Now we can see how the attitudes toward abortion for any reason varie across the two education groups:

my_data %>% ggplot(aes(x = educ_level, fill = abany)) + geom_bar(position = "fill") + labs(y = "Proportion")

t <- table(my_data$abany, my_data$educ_level)
t

##      
##       Above median educ Below median educ
##   Yes              7387              5478
##   No               7289             11578

prop.table(t, 2)

##      
##       Above median educ Below median educ
##   Yes         0.5033388         0.3211773
##   No          0.4966612         0.6788227

diff <- my_data %>% group_by(educ_level) %>% summarize(Count = n(), PercentYes = sum(abany == "Yes")/n(), PercNo = sum(abany == "No")/n())
diff$PercentYes[2] - diff$PercentYes[1]

## [1] -0.1821615

As we can see from the graph and the crosstabs, in this sample, 50.3 of individuals with more than 12 years of school approve abortion if woman wants for any reason; at the same time, only 32.1 percent of those with 12 and less years of education in the sample approve abortion. Clearly, there is a substanial differentce in attitudes towards abotion between the two groups with different levels of education in this sample: more educated individuals are 18.2 percentage points more likely to say “Yes” to abortion if a women wants it for an reason.

Part 4: Inference

The fact that there is a difference between the two groups in the sample doesn’t yet mean there is a differnce in attitudes towards abortion in the U.S. population. To make sure relationship holds in the larger population, we need to calculate the confidence interval for the difference in proportions for the two groups with different education levels or test the hypothesis that the differnece in proportion is not equal to zero. The parameter of interest is the difference between the proportions of all Americans with much education and all Americans with little education who believe that a woman should have an abortion if she wants for any reason: p_High.Edu - p_Low.Edu

Before proceeding to the hypothesis test or calculating a confidence interval, the following checks whether the conditions for inference are satisfied:

1. Independence.
- Within groups. Because the GSS sample was collected using random sampling technique and 31,737 observations is less than 10 percent of the U.S. population, the observetions are independent of each other.
- Between groups. The data are non-paired, so there are no reason to expect that they might be dependent.
1. Sample size/skew. Each sample should meet the success-failure condition:
- n1p1 >= 10 and n1(1-p1) >= 10
- n2p1 >= 10 and n2(1-p2) >= 10

diff$Count[1]*diff$PercentYes[1]

## [1] 7387

diff$Count[1]*(1-diff$PercentYes[1])

## [1] 7289

diff$Count[2]*diff$PercentYes[2]

## [1] 5478

diff$Count[2]*(1-diff$PercentYes[2])

## [1] 11578

As the calculations above show, the success-failure condition holds too. Given that all the conditions for inference hold, the inference based on the Central Limit Theorem can be done.

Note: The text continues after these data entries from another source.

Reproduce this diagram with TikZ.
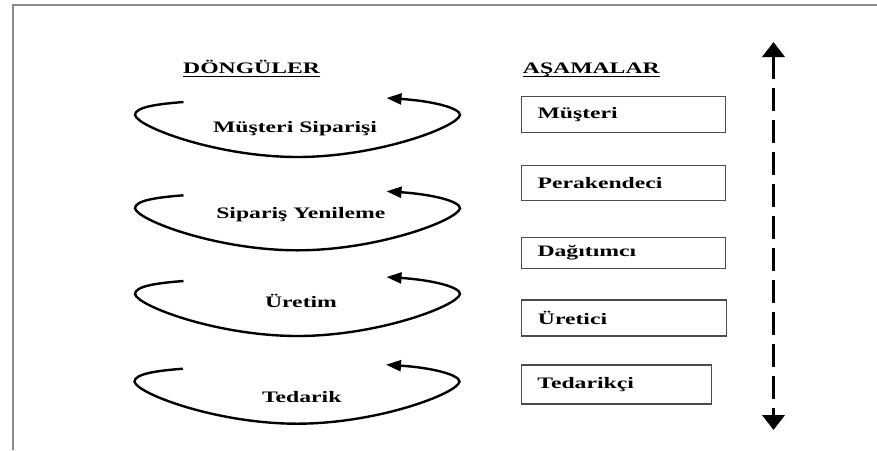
\documentclass[tikz,border=0pt]{standalone}
\usepackage{fontspec}
\setmainfont{Liberation Serif}
\newfontfamily\widefont[FakeStretch=1.48]{Liberation Serif}
\usetikzlibrary{arrows.meta}

\tikzset{
  lbl/.style={font=\widefont\bfseries\fontsize{16}{18}\selectfont, inner sep=0pt},
  stagebox/.style={lbl, draw=black!70, line width=1.4pt, anchor=north west,
    inner xsep=16pt, text width=172pt, align=left},
  framelines/.style={draw=black!45, line width=2pt},
  loopline/.style={line width=2.4pt, -{Triangle[length=15pt,width=11pt]}},
  levelarrow/.style={line width=3.8pt, dash pattern=on 23pt off 9pt,
    {Triangle[length=15pt,width=22pt]}-{Triangle[length=15pt,width=22pt]}},
  cycleloop/.pic={
    \draw[loopline] (-114,-13) .. controls (-140,-11) and (-162.5,-8) .. (-162.5,0)
      .. controls (-160,12) and (-80,42) .. (0,42)
      .. controls (80,42) and (160,12) .. (162.5,0)
      .. controls (162.5,-7) and (135,-14) .. (89,-17);
  }
}

\begin{document}
\begin{tikzpicture}[x=1pt, y=-1pt]
  \useasboundingbox (0,0) rectangle (877,450);

  % outer frame (top and left edges)
  \draw[framelines] (877,5) -- (13,5) -- (13,450);

  % column headings, underlined
  \node[lbl, anchor=base west] (hcyc) at (183,73.3) {DÖNGÜLER};
  \node[lbl, anchor=base west] (hstg) at (522.7,73.3) {AŞAMALAR};
  \draw[line width=1.5pt] ([yshift=-3pt]hcyc.base west) -- ([yshift=-3pt]hcyc.base east);
  \draw[line width=1.5pt] ([yshift=-3pt]hstg.base west) -- ([yshift=-3pt]hstg.base east);

  % cycles
  \pic at (297.5,115) {cycleloop};
  \pic at (297.5,208.3) {cycleloop};
  \pic at (297.5,294) {cycleloop};
  \pic at (297,381.7) {cycleloop};

  \node[lbl, anchor=base] (c1) at (295,132.7) {Müşteri Siparişi};
  \node[lbl, anchor=base] (c2) at (300.8,218.3) {Sipariş Yenileme};
  \node[lbl, anchor=base] (c3) at (301,307.3) {Üretim};
  \node[lbl, anchor=base] (c4) at (301.7,402.7) {Tedarik};

  % stages
  \node[stagebox, minimum width=204.3pt, minimum height=35.7pt] (s1) at (520.7,96) {Müşteri};
  \node[stagebox, minimum width=204.3pt, minimum height=35pt] (s2) at (520.7,165) {Perakendeci};
  \node[stagebox, minimum width=204.3pt, minimum height=31pt] (s3) at (520.7,236.7) {Dağıtımcı};
  \node[stagebox, minimum width=205pt, minimum height=36pt] (s4) at (520.7,299.3) {Üretici};
  \node[stagebox, text width=158pt, minimum width=190pt, minimum height=39pt] (s5) at (520.7,364.3) {Tedarikçi};

  % two-way level arrow
  \coordinate (up) at (773.5,42);
  \coordinate (down) at (773.5,430);
  \draw[levelarrow] (up) -- (down);
\end{tikzpicture}
\end{document}
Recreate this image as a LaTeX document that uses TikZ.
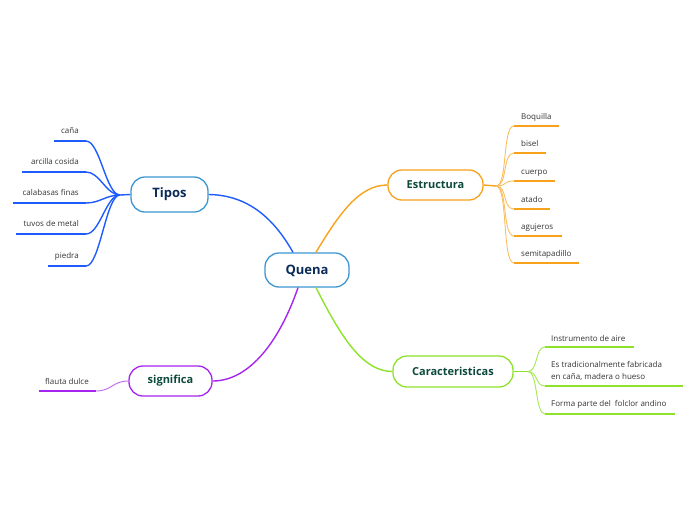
\documentclass[tikz,border=0pt]{standalone}
\usepackage{fontspec}
\setmainfont{Open Sans}

\definecolor{azul}{HTML}{1F5CFF}
\definecolor{celeste}{HTML}{3C96D2}
\definecolor{naranja}{HTML}{F8A21C}
\definecolor{verde}{HTML}{8DE22B}
\definecolor{morado}{HTML}{A524F0}
\definecolor{marino}{HTML}{0B2B58}
\definecolor{pino}{HTML}{0D4A3B}

\begin{document}
\begin{tikzpicture}[x=1pt,y=-1pt,
        tema/.style={draw, fill=white, line width=1.3pt, rounded corners=14pt,
            inner sep=0pt, font=\bfseries},
        hoja/.style={font=\fontsize{8}{12}\selectfont, text=black!80, inner sep=0pt},
        rama/.style={line width=1.4pt},
        raya/.style={line width=2pt}]
        \useasboundingbox (0,0) rectangle (696,520);

        % Idea central.
        \node[tema, draw=celeste, text=marino, font=\bfseries\fontsize{13}{15}\selectfont,
            minimum width=84pt, minimum height=34pt, text depth=1pt] (quena) at (307,270) {Quena};

        % Temas principales.
        \node[tema, draw=celeste, text=marino, font=\bfseries\fontsize{13}{15}\selectfont,
            minimum width=77pt, minimum height=35pt] (tipos) at (169.5,194.5) {Tipos};
        \node[tema, draw=naranja, text=pino, font=\bfseries\fontsize{11}{13}\selectfont,
            minimum width=95pt, minimum height=30pt] (estructura) at (435.5,185) {Estructura};
        \node[tema, draw=verde, text=pino, font=\bfseries\fontsize{11}{13}\selectfont,
            minimum width=120pt, minimum height=31pt] (caract) at (453,371.5) {Caracteristicas};
        \node[tema, draw=morado, text=pino, font=\bfseries\fontsize{11}{13}\selectfont,
            minimum width=83pt, minimum height=30pt] (significa) at (170.5,381) {significa};

        % Ramas desde la idea central.
        \draw[rama, azul] ([xshift=-14pt]quena.north)
            .. controls (272,215) and (245,195) .. (tipos.east);
        \draw[rama, naranja] ([xshift=9pt]quena.north)
            .. controls (340,212) and (360,185) .. (estructura.west);
        \draw[rama, verde] ([xshift=9pt]quena.south)
            .. controls (340,335) and (362,371.5) .. (caract.west);
        \draw[rama, morado] ([xshift=-9pt]quena.south)
            .. controls (280,340) and (250,381) .. (significa.east);

        % Tipos.
        \coordinate (tb) at (120,195);
        \draw[rama, azul] (tipos.west) -- (tb);
        \foreach \y/\xs/\txt [count=\i] in {141/54/caña, 172/22/arcilla cosida,
                203/13/calabasas finas, 234/16/tuvos de metal, 266/48/piedra} {
            \coordinate (t\i a) at (86,\y);
            \coordinate (t\i b) at (\xs,\y);
            \draw[rama, azul] (tb) .. controls +(-14,0) and +(14,0) .. (t\i a);
            \draw[raya, azul] (t\i a) -- (t\i b);
            \node[hoja, anchor=base east] (tt\i) at ([shift={(-7,-7.5)}]t\i a) {\txt};
        }

        % Estructura.
        \coordinate (eb) at (496,186);
        \draw[rama, naranja] (estructura.east) -- (eb);
        \foreach \y/\xe/\txt [count=\i] in {126/559/Boquilla, 153/546/bisel,
                181/555/cuerpo, 209/550/atado, 236/562/agujeros, 263/579/semitapadillo} {
            \coordinate (e\i a) at (514,\y);
            \coordinate (e\i b) at (\xe,\y);
            \draw[line width=0.9pt, naranja!70] (eb) .. controls +(12,0) and +(-12,0) .. (e\i a);
            \draw[raya, naranja] (e\i a) -- (e\i b);
            \node[hoja, anchor=base west] (et\i) at ([shift={(7,-7)}]e\i a) {\txt};
        }

        % Caracteristicas.
        \coordinate (cb) at (528,371.5);
        \draw[rama, verde] (caract.east) -- (cb);
        \foreach \y/\xe/\txt [count=\i] in {347/634/Instrumento de aire,
                386/683/{Es tradicionalmente fabricada\\en caña, madera o hueso},
                414/675/Forma parte del\ \ folclor andino} {
            \coordinate (c\i a) at (545,\y);
            \coordinate (c\i b) at (\xe,\y);
            \draw[line width=0.9pt, verde!80] (cb) .. controls +(10,0) and +(-10,0) .. (c\i a);
            \draw[raya, verde] (c\i a) -- (c\i b);
            \node[hoja, anchor=south west, align=left] (ct\i) at ([shift={(6,-5)}]c\i a) {\txt};
        }

        % Significa.
        \coordinate (s1a) at (96,391);
        \coordinate (s1b) at (39,391);
        \draw[line width=0.9pt, morado!70] (significa.west)
            .. controls +(-16,0) and +(16,0) .. (s1a);
        \draw[raya, morado] (s1a) -- (s1b);
        \node[hoja, anchor=base west] (st1) at ([shift={(6,-7)}]s1b) {flauta dulce};
    \end{tikzpicture}
\end{document}
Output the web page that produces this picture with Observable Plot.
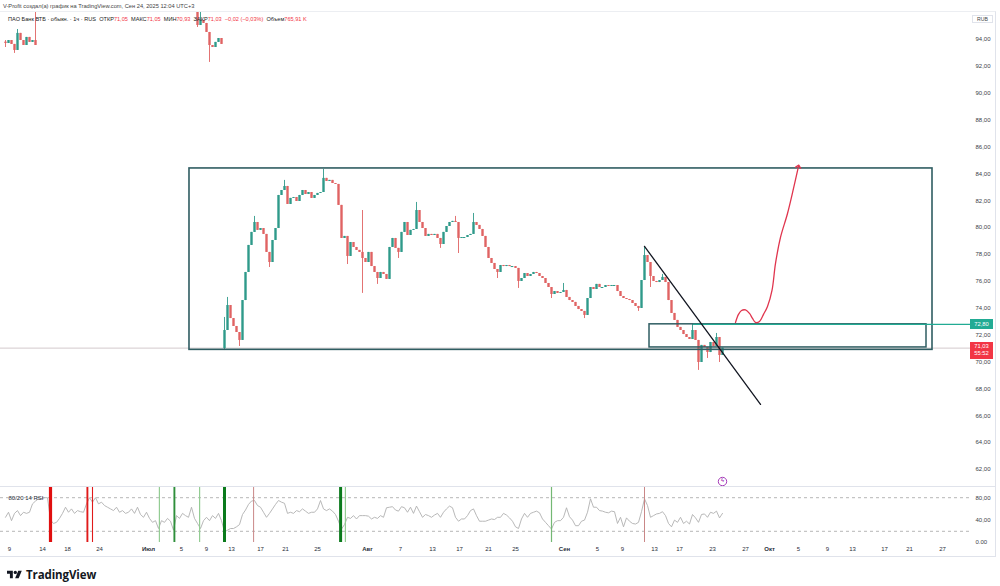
<!DOCTYPE html>
<html lang="ru"><head><meta charset="utf-8">
<script src="https://cdn.jsdelivr.net/npm/d3@7"></script>
<script src="https://cdn.jsdelivr.net/npm/@observablehq/plot@0.6"></script>
<style>
html,body{margin:0;padding:0;background:#fff;}
#wrap{position:relative;width:1000px;height:586px;overflow:hidden;font-family:"Liberation Sans",Arial,sans-serif;color:#131722;}
.abs{position:absolute;white-space:nowrap;}
#price{position:absolute;left:0;top:0;}
#rsi{position:absolute;left:0;top:486px;}
.r{color:#f23645;}
</style></head><body>
<div id="wrap">
  <div id="price"></div>
  <div id="rsi"></div>
  <div class="abs" style="left:0;top:11px;width:996px;height:546px;border-top:1px solid #eceef2;border-right:1px solid #e0e3eb;border-bottom:1px solid #e0e3eb;box-sizing:border-box;"></div>
  <div class="abs" style="left:0;top:486px;width:996px;height:0;border-top:1px solid #e0e3eb;"></div>
  <div class="abs" id="hdr" style="left:3px;top:3px;font-size:5.7px;color:#444;"></div>
  <div class="abs" id="legend" style="left:8px;top:16px;font-size:5.6px;color:#222;"></div>
  <div class="abs" id="unit" style="left:972px;top:15px;width:21px;height:8px;border:1px solid #e0e3eb;box-sizing:border-box;font-size:5.2px;line-height:7px;text-align:center;color:#444;background:#fff;"></div>
  <div class="abs" id="lvlTag" style="left:970px;width:23px;height:10px;background:#22ab94;color:#fff;font-size:5.8px;line-height:10px;text-align:center;"></div>
  <div class="abs" id="lastTag" style="left:970px;width:23px;height:17px;background:#f23645;color:#fff;font-size:5.8px;line-height:7.5px;text-align:center;padding-top:1px;box-sizing:border-box;"></div>
  <div class="abs" style="left:7px;top:567px;display:flex;align-items:center;gap:4px;">
    <svg width="15" height="11" viewBox="0 0 36 26"><path d="M14 22H7V11H0V4h14z" fill="#131722"/><circle cx="20" cy="8" r="4" fill="#131722"/><path d="M28 22h-8.5l7.5-18h8.5z" fill="#131722"/></svg>
    <span style="font-family:'Open Sans','Liberation Sans',Arial,sans-serif;font-weight:700;font-size:11.5px;color:#131722;letter-spacing:-0.1px;">TradingView</span>
  </div>
</div>
<script>
// ---------------- DATA ----------------
// Price series aggregated into coarse bars (index = bar number on the time axis).
// null = price above the visible range (before the dividend gap).
const closes = [
  93.70, 93.92, 93.63, 93.18, 94.45, 93.92, 93.55, 94.15, 93.78, 93.92, 93.55,
  null,null,null,null,null,null,null,null,null,null,null,null,null,null,null,null,null,null,null,null,
  null,null,null,null,null,null,null,null,null,null,null,null,null,null,null,null,null,null,null,null,
  null,null,null,null,null,null,null,null,null,null,null,null,null,
  95.04, 95.41, 95.19, 94.52, 93.55, 93.40, 93.78, 94.07, 93.63,
  72.34, 74.20, 73.23, 72.64, 72.19, 71.60, 74.57, 76.66, 78.67, 79.64,
  80.38, 79.79, 79.93, 79.49, 78.15, 77.40, 79.04, 79.93, 82.39, 82.76,
  83.06, 81.72, 82.17, 82.24, 81.94, 82.39, 82.76, 82.46, 82.61, 82.17,
  82.39, 82.54, 82.61, 83.66, 83.43, 83.51, 83.28, 83.21, 81.65, 79.19,
  79.34, 77.85, 78.89, 78.52, 78.30, 78.15, 77.70, 77.40, 78.15, 77.10,
  76.66, 76.21, 76.66, 76.51, 76.14, 78.52, 79.19, 78.45, 78.15, 79.64,
  80.38, 79.41, 79.79, 79.86, 81.27, 80.38, 79.93, 79.34, 79.49, 79.41,
  79.49, 79.19, 78.74, 79.64, 80.08, 80.38, 80.46, 80.38, 79.19, 79.26,
  79.26, 79.41, 79.49, 80.38, 80.16, 79.86, 79.34, 78.52, 77.70, 77.33,
  76.88, 76.66, 77.18, 77.10, 77.18, 77.10, 77.10, 76.96, 75.99, 76.21,
  76.58, 76.36, 76.51, 76.66, 76.58, 76.36, 76.21, 75.84, 75.54, 75.02,
  75.24, 75.10, 75.17, 75.32, 74.80, 74.57, 74.43, 74.13, 73.90, 73.76,
  73.46, 74.72, 75.54, 75.39, 75.77, 75.54, 75.54, 75.69, 75.62, 75.69,
  75.69, 75.24, 74.87, 74.72, 74.65, 74.57, 74.35, 74.13, 73.98, 76.06,
  77.92, 77.40, 76.36, 75.99, 75.91, 76.06, 76.29, 75.91, 74.57, 73.61,
  73.09, 72.57, 72.34, 72.04, 71.82, 71.67, 72.34, 71.60, 69.96, 71.23,
  71.08, 70.70, 71.45, 71.15, 71.82, 70.48, 71.03
];
// opens that do not equal the previous close: [bar, open]
const openOverrides = [[0, 93.80], [64, 96.30], [73, 70.99]];
// wick extremes beyond the body: [bar, price]
const highs = [[0,93.92],[4,94.74],[10,96.5],[64,96.5],[65,96.01],[73,73.31],[74,74.80],[83,80.83],[93,83.51],
  [106,84.33],[119,81.27],[137,81.87],[150,80.83],[156,81.05],[186,75.84],[213,78.52],[219,76.51],[229,72.80],[237,72.12]];
const lows = [[0,93.40],[3,92.96],[64,94.89],[68,92.29],[73,70.85],[78,71.15],[88,77.03],[114,77.25],[119,75.10],
  [124,75.77],[131,77.70],[145,78.45],[151,78.07],[164,76.21],[171,75.47],[182,74.72],[193,73.23],[211,73.76],
  [215,75.54],[231,69.37],[234,70.26],[238,69.96]];

// RSI(14) per bar
const rsi = [
  45,54,39,52,57,48,54,52,54,69, 74,78,78,80,80,40,34,36,43,52,
  63,54,60,52,57,55,54,69,80,72, 80,69,72,66,63,60,57,63,54,57,
  52,54,60,52,63,50,45,54,43,36, 39,25,39,36,43,38,22,48,43,52,
  48,45,63,43,34,25,39,45,39,48, 43,52,39,19,22,25,25,28,32,50,
  58,68,74,75,66,63,54,45,52,60, 68,75,72,70,52,54,52,57,55,60,
  56,52,54,54,60,75,60,57,60,56, 50,38,24,32,45,43,48,42,48,48,
  48,47,42,45,43,48,45,62,63,64, 58,56,64,62,54,63,52,65,55,45,
  50,48,45,49,52,45,54,60,65,62, 45,38,42,42,48,57,60,48,38,38,
  38,40,42,41,45,45,52,49,44,38, 28,25,42,52,45,52,54,56,53,42,
  36,30,24,36,39,39,45,62,46,40, 30,30,38,40,54,78,63,63,57,56,
  54,53,56,55,34,45,28,44,38,34, 33,36,55,78,66,45,48,51,52,55,
  48,34,28,40,36,45,34,38,33,50, 44,36,50,51,45,54,52,56,44,52
];
const rsiBands = [80, 20];
const rsiTicks = [80, 40, 0];
const rsiTickLabels = ["80,00", "40,00", "0.00"];
// RSI 80/20 signal bars: bar index and kind
const signalBars = [15, 27.3, 29, 51.3, 56.3, 64.7, 73, 82.7, 111.7, 113.3, 182, 213];
const signalKinds = ["sellStrong","sell","sellThin","buyWeak","buy","buyWeak","buyStrong","sellWeak","buyStrong","buyWeak","buyMid","sellWeak"];

// time axis ticks (bar index of the date) and labels
const tickBars = [1.33,12.33,20.67,31.33,47.67,58.67,67,75.33,85,93.33,104,120.67,131.67,142.33,151.33,161,170,
  186.33,197.33,205.67,216.33,224.67,235.67,246.67,254.67,264.33,274,282.33,293,301.33,312.33];
const tickLabels = ["9","14","18","24","Июл","5","9","13","17","21","25","Авг","7","13","17","21","25",
  "Сен","5","9","13","17","23","27","Окт","5","9","13","17","21","27"];
const priceTicks = [62,64,66,68,70,72,74,76,78,80,82,84,86,88,90,92,94];

// drawings (bar, price)
const rangeBox = {x1: 61.33, x2: 309, y1: 70.90, y2: 84.40};
const zoneBox = {x1: 214.67, x2: 307, y1: 71.08, y2: 72.80};
const levelLine = {from: 229.33, price: 72.80};
const trendLine = [{i: 213, p: 78.60}, {i: 251.67, p: 66.84}];
const pathBars   = [243.33, 244.33, 245.33, 246.67, 248, 249, 250, 251.33, 252.67, 254, 255.5, 256.67, 258.33, 260.67, 262.67, 264.33];
const pathPrices = [72.94, 73.54, 73.83, 73.87, 73.61, 73.24, 72.94, 73.01, 73.54, 74.13, 75.32, 77.33, 79.27, 81.05, 82.91, 84.55];
const eventBar = 239;

const lastClose = 71.03;
const countdown = "55:52";
const headerText = "V-Profit создал(а) график на TradingView.com, Сен 24, 2025 12:04 UTC+3";
const symbolText = "ПАО Банк ВТБ · обыкн. · 1ч · RUS";
const legendKeys = ["ОТКР", "МАКС", "МИН", "ЗАКР"];
const legendVals = ["71,05", "71,05", "70,93", "71,03"];
const legendChange = "−0,02 (−0,03%)";
const volumeKey = "Объем", volumeVal = "765,91 K";
const currency = "RUB";

// ---------------- BUILD ----------------
const xDomain = [-5/3, 965/3];
const priceDomain = [60.88, 96.08];
const UP = "#2f9a8a", DOWN = "#e06363", BOX = "#2f5d62";
const fmt = d => d.toFixed(2).replace(".", ",");

const bars = [];
closes.forEach((c, i) => {
  if (c == null) return;
  const ov = openOverrides.find(d => d[0] === i);
  const o = ov ? ov[1] : closes[i - 1];
  const h = highs.find(d => d[0] === i);
  const l = lows.find(d => d[0] === i);
  bars.push({i, o, c, hi: h ? h[1] : Math.max(o, c), lo: l ? l[1] : Math.min(o, c), up: c >= o});
});
const dojis = bars.filter(b => Math.abs(b.c - b.o) < 0.02);
const pathPts = pathBars.map((b, k) => ({i: b, p: pathPrices[k]}));
const baseStyle = {fontFamily: "Liberation Sans, Arial, sans-serif", fontSize: "6px", color: "#3b3e47", background: "transparent", overflow: "visible"};
const colorOf = d => d.up ? UP : DOWN;

const pricePlot = Plot.plot({
  width: 1000, height: 486, marginLeft: 0, marginRight: 30, marginTop: 11, marginBottom: 2,
  x: {domain: xDomain, axis: null},
  y: {domain: priceDomain, axis: null},
  style: baseStyle,
  marks: [
    Plot.ruleY([lastClose], {stroke: "#d3cacc", strokeWidth: 1}),
    Plot.ruleX(bars, {x: "i", y1: "lo", y2: "hi", stroke: colorOf, strokeWidth: 0.9, clip: true}),
    Plot.ruleX(bars, {x: "i", y1: "o", y2: "c", stroke: colorOf, strokeWidth: 2.4, clip: true}),
    Plot.ruleY(dojis, {y: "c", x1: d => d.i - 0.45, x2: d => d.i + 0.45, stroke: colorOf, strokeWidth: 1, clip: true}),
    Plot.rect([rangeBox], {x1: "x1", x2: "x2", y1: "y1", y2: "y2", fill: "none", stroke: BOX, strokeWidth: 1.6}),
    Plot.rect([zoneBox], {x1: "x1", x2: "x2", y1: "y1", y2: "y2", fill: "none", stroke: BOX, strokeWidth: 1.5}),
    Plot.ruleY([levelLine], {y: "price", x1: "from", x2: () => xDomain[1], stroke: "#22ab94", strokeWidth: 1.3}),
    Plot.line(trendLine, {x: "i", y: "p", stroke: "#131722", strokeWidth: 1.3}),
    Plot.line(pathPts, {x: "i", y: "p", stroke: "#e0354e", strokeWidth: 1.3, curve: "catmull-rom", markerEnd: "arrow"}),
    Plot.dot([eventBar], {x: d => d, frameAnchor: "bottom", dy: -3, r: 4.2, stroke: "#9c27b0", strokeWidth: 0.9, fill: "white"}),
    Plot.text([eventBar], {x: d => d, frameAnchor: "bottom", dy: -3, text: () => "ϟ", fill: "#9c27b0", fontSize: 6, fontWeight: "bold"}),
    Plot.axisY(priceTicks, {anchor: "right", tickSize: 0, tickPadding: 5, tickFormat: fmt, label: null})
  ]
});
document.getElementById("price").append(pricePlot);

const sigStyle = {
  sellStrong: ["#e00f0f", 3.2], sell: ["#e01a1a", 1.9], sellThin: ["#e01a1a", 1.1], sellWeak: ["#c98787", 1],
  buyStrong: ["#0b7a1c", 3], buy: ["#2f8f3b", 1.9], buyMid: ["#74b874", 1.2], buyWeak: ["#93cc93", 1.2]
};
const signals = signalBars.map((b, k) => ({i: b, kind: signalKinds[k]}));
const tickData = tickBars.map((b, k) => ({i: b, label: tickLabels[k], month: /[^0-9]/.test(tickLabels[k])}));

const rsiPlot = Plot.plot({
  width: 1000, height: 72, marginLeft: 0, marginRight: 30, marginTop: 0, marginBottom: 16,
  x: {domain: xDomain, axis: null},
  y: {domain: [0, 100], axis: null},
  style: baseStyle,
  marks: [
    Plot.ruleY(rsiBands, {stroke: "#a3a3a3", strokeDasharray: "3,3", strokeWidth: 0.8}),
    Plot.line(rsi, {x: (d, i) => i, y: d => d, stroke: "#b0b0b0", strokeWidth: 0.9}),
    ...Object.entries(sigStyle).map(([kind, [col, w]]) =>
      Plot.ruleX(signals.filter(s => s.kind === kind), {x: "i", stroke: col, strokeWidth: w})),
    Plot.axisY(rsiTicks, {anchor: "right", tickSize: 0, tickPadding: 5, tickFormat: d => rsiTickLabels[rsiTicks.indexOf(d)], label: null}),
    Plot.text(tickData.filter(d => !d.month), {x: "i", text: "label", frameAnchor: "bottom", dy: 8, fill: "#2a2e39"}),
    Plot.text(tickData.filter(d => d.month), {x: "i", text: "label", frameAnchor: "bottom", dy: 8, fill: "#2a2e39", fontWeight: "bold"}),
    Plot.text(["80/20 14 RSI"], {frameAnchor: "top-left", dx: 8, dy: 9, textAnchor: "start", fill: "#2a2e39"})
  ]
});
document.getElementById("rsi").append(rsiPlot);

// overlays
document.getElementById("hdr").textContent = headerText;
const leg = document.getElementById("legend");
let html = symbolText + "&nbsp;&nbsp;";
legendKeys.forEach((k, j) => { html += k + '<span class="r">' + legendVals[j] + "</span>&nbsp;&nbsp;"; });
html += '<span class="r">' + legendChange + "</span>&nbsp;&nbsp;" + volumeKey + '<span class="r">' + volumeVal + "</span>";
leg.innerHTML = html;
document.getElementById("unit").textContent = currency;
const ys = pricePlot.scale("y");
const lvl = document.getElementById("lvlTag");
lvl.textContent = fmt(levelLine.price);
lvl.style.top = (ys.apply(levelLine.price) - 5) + "px";
const lt = document.getElementById("lastTag");
lt.innerHTML = fmt(lastClose) + "<br>" + countdown;
lt.style.top = (ys.apply(lastClose) - 6) + "px";
</script>
</body></html>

Hypothesis test: The null hypothesis states that the difference between the two population proportions equals zero. The alternative hypothesis is that the differenc betwee the two population proportions does not equal zero.

inference(y = abany, x = educ_level, data = my_data, statistic = "proportion", type = "ht", method = "theoretical", success = "Yes", null = 0, alternative = "twosided", sig_level = 0.01)

## Response variable: categorical (2 levels, success: Yes)
## Explanatory variable: categorical (2 levels) 
## n_Above median educ = 14676, p_hat_Above median educ = 0.5033
## n_Below median educ = 17056, p_hat_Below median educ = 0.3212
## H0: p_Above median educ =  p_Below median educ
## HA: p_Above median educ != p_Below median educ
## z = 32.9527
## p_value = < 0.0001

Given the significance level of 0.01, we obtain z = 32.95 and p_value = < 0.0001, wich allows as to confidently reject the null hypothesis that the difference in the proportions in the two populations equals zero. Therefore, we can reject the null hypothesis and conclude that there is a difference bewtween the proportions of all Americans with above median years of education and all Americans with below median years of education with respect to their attitudes towards legal abortions.

To have a quantitative estimate of the difference in the population proportions, We can also calculate a confidence interval:

inference(y = abany, x = educ_level, data = my_data, statistic = "proportion", type = "ci", method = "theoretical", success = "Yes", conf_level = 0.99)

## Response variable: categorical (2 levels, success: Yes)
## Explanatory variable: categorical (2 levels) 
## n_Above median educ = 14676, p_hat_Above median educ = 0.5033
## n_Below median educ = 17056, p_hat_Below median educ = 0.3212
## 99% CI (Above median educ - Below median educ): (0.1681 , 0.1962)

The results show that the 99% confidence interval for the difference in the poppulation proportions is (0.1681 , 0.1962). This tells us that, we can be 99 percent confident, that in the the proportion of the Americans with above the median years of education who think it should be possible for a pregnant woman to obtain a legal abortion if the woman wants it for any reason, is 16.8 to 19.6 percentage points higher than the proportion of Americans with below the median education who think so. In other words, Americans with more education are more likely to approve legal abortion than less educated Americans.